Prove it for $n = 4$:

$$2^4 = 16$$

$$4! = 1\cdot2\cdot3\cdot4 = 24$$

$$16 < 24$$

Assume the following:

$$2^n<n!$$

We want to prove the following for $n+1$:

$$2^{n+1}<(n+1)!$$

This is how I proved it:

- So first we take $2^{n+1}$ which is equivalent to $2^n\cdot2$
- By our assumption, we know that $2^n\cdot2 < n!\cdot2$
- This is because I just multiplied by $2$ on both sides.
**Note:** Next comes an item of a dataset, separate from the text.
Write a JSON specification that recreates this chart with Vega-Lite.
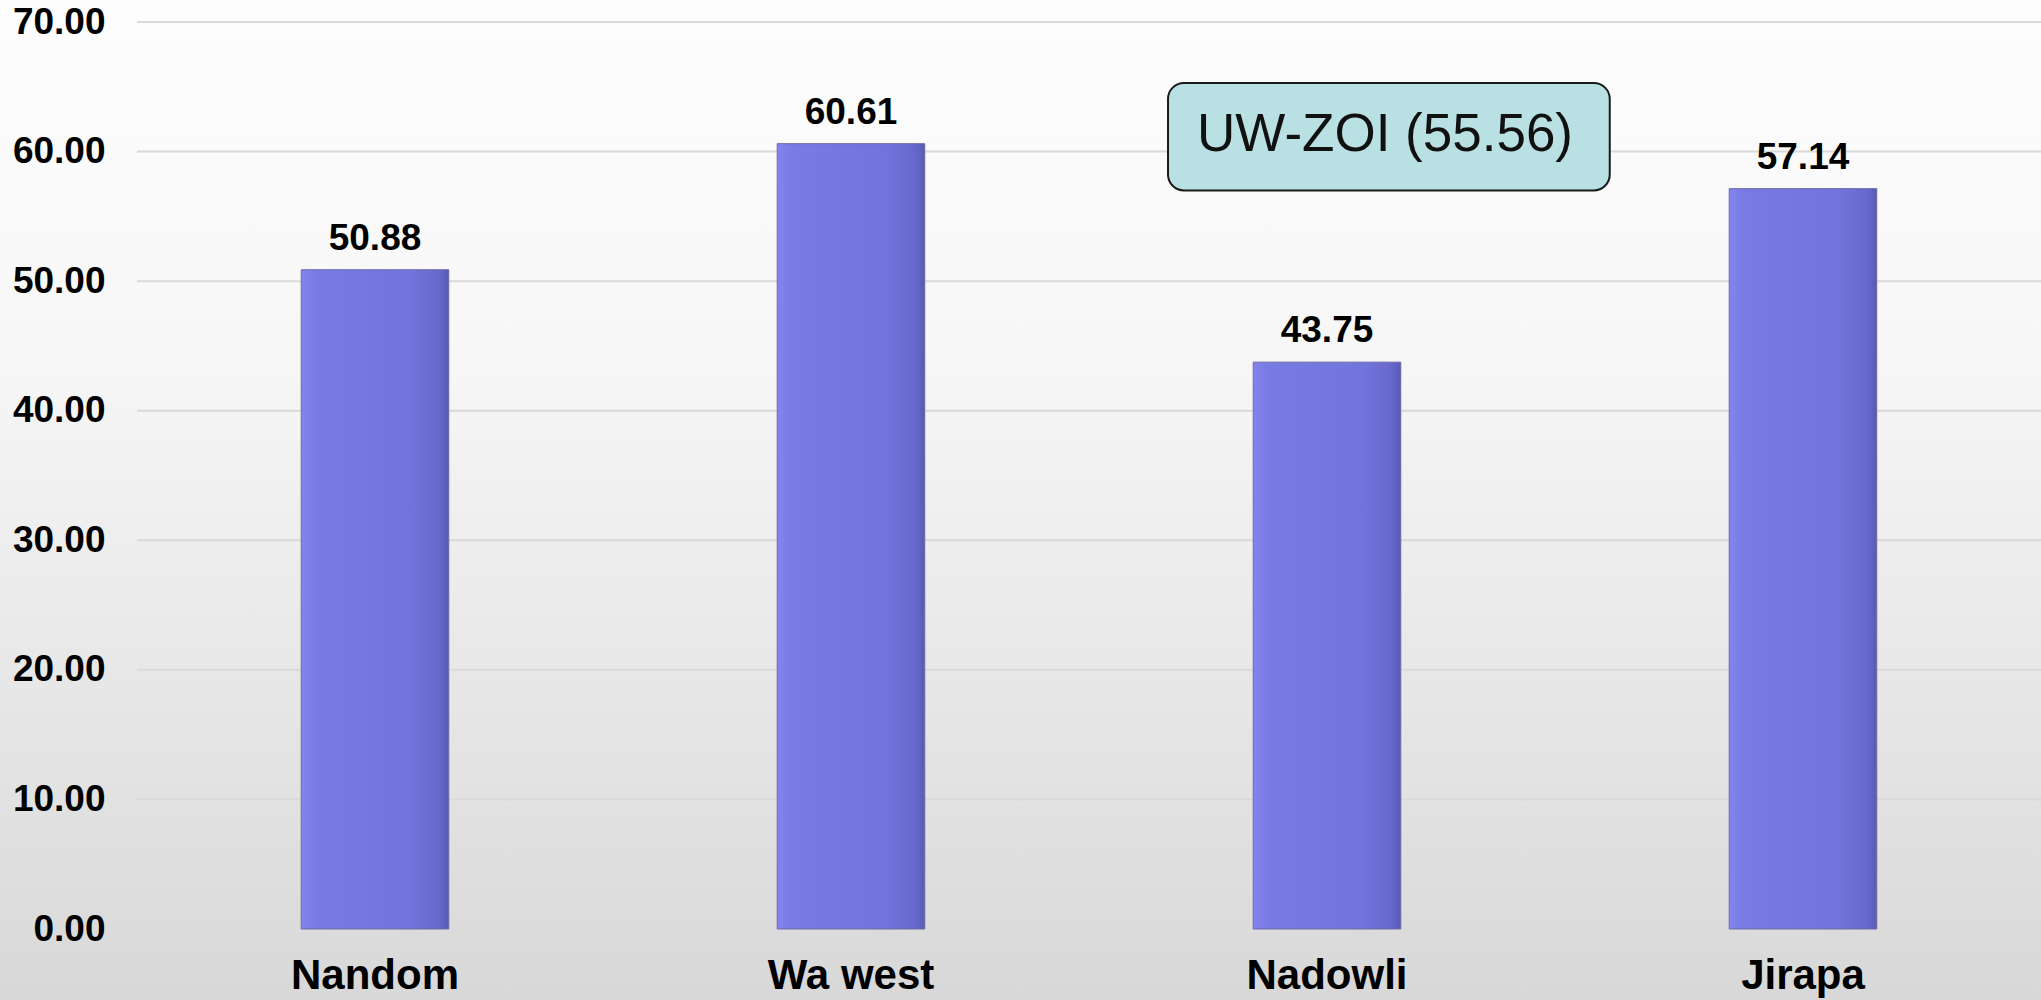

- Then we’ll be finished if we can show that $n! \cdot 2 < (n+1)!$
- Which is equivalent to saying $n!\cdot2<n!\cdot(n+1)$
- Since both sides have $n!$, I can cancel them out
- Now I have $2<(n+1)!$
- This is clearly true, since $n \ge 4$

Even though the procedure seems to be right, I wonder:

- In the last step, was it ok to conclude with $2<(n+1)!$? Was there not anything else I could have done to make the proof more “careful”?
- Is this whole procedure valid at all? I ask because, well, I don’t really know if it would be accepted in a test.
- Are there any points I could improve? Anything I could have missed? This is kind of the first time I try to do these.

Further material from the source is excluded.